Every August the country celebrates its independence with a weeklong dance and cultural competition in the National Auditorium, the biggest and baddest of the many dance competitions throughout the year. This is a furiously hard fought battle between the different troupes, up to 50 strong, from Rarotonga and the outer islands – all of whom have their own styles of dance. Debates about the judging are rehearsed for weeks afterwards in the letters pages of the local paper.
When the dancers really get going the women sway their hips with mind-boggling speed, while maintaining a disconcertingly saintly smile and performing precise hand movements to act out the story they are telling. It is difficult not to contemplate their spectacular gyrations with anything other than slack-jawed awe and wonderment. It is probably worth mentioning that the ubiquitous coconut bra is in fact a western invention – common sense does not dictate that if you chop an irregularly shaped nut in half it will make for a comfortable and convenient item of lingerie – although advances in modern sanding technology mean that troupes nowadays don them for at least some routines in their show.
Meanwhile the men, slightly crouched, do much the same with their hands while – and this is difficult to describe – sort of shaking their legs a bit like Elvis doing the Charleston and offering up whoops of delight.
To the untrained eye some of the moves may look fairly simple, but they ain’t. Not for the white man, ‘fresh off da boat’, as they say. Nowhere is this better illustrated than at the myriad of ‘Island Night’ shows put on around Rarotonga, where resorts battle to put on the best performance.
At these shows the tourists are at first dazzled by the drums and lithe dancers in traditional costume and then reduced to a quivering wreck by the realisation that some of them will be required on stage to give it a go. The victims are chosen and dragged on stage and given a brief resume of what is required of them. The women are told, in what could be the best analogy ever, to ‘make like a washing machine’. And they mean a washing machine on full spin – not the silk cycle. Meanwhile the men are shown how to adopt the semi-crouched position and move their legs to gain the desired effect. But when the drums kick in, whitey generally knocks his knees together like the mouth of a beached cod, or simply wiggles ineffectively.
Yet the professionals don’t gloat (publicly), instead they chuckle, cheer and congratulate the participants – after all that’s the Polynesian way.
After a woefully embarrassing performance in front of an almost exclusively local audience some time ago – which was made worse by the fact that my partner for my minute of shame was a local beauty who could have been the inspiration behind the tumble dryer – I decided to crack this dancing thing.
My first lesson came during a post-cricket drinking session on the beach. According to my coach – a former Cook Islands dancer of the year – the most important part is preparation.

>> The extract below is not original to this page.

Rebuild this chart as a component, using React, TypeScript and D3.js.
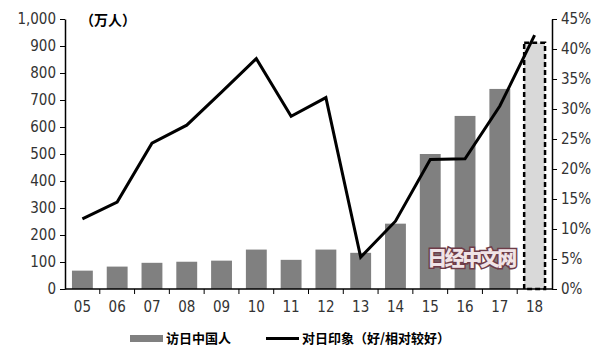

Unfortunately this consists of crouching, knees bent at 90 degrees, back straight against a wall for support for a good five minutes. After this you are ready. Bizarrely this turned out to be quite true, as my legs were now involuntarily shaking. Trying to stay upright while frantically twitching the hams was complicated enough – so I didn’t even attempt the hand motions, instead opting to sit down, take another draught on my beer, silently marvelling at the experts in action.
It’s not only at competitions and organised shows where the dancing is on display – Pacific rhythms can be found pumping out of the speakers at clubs and bars across the islands. This cultural mainstay even manages to hold its own against the global domination of hip-hop.
While the youth of Rarotonga consists of sullen posses of ‘thugged out homies’ doing ‘thugged out thangs’ (thus conforming to all relevant UN resolutions), as soon as the local beats come on, instead of skulking and nodding their heads underneath their hoodies and beanies, the ‘kids’ joyously swamp the dancefloor to ‘shake they ass’. Something they have been doing since they were tiny children. They may prefer Hilfiger and surf gear to the traditional garb but the fact remains that Cook Islanders just love to get down.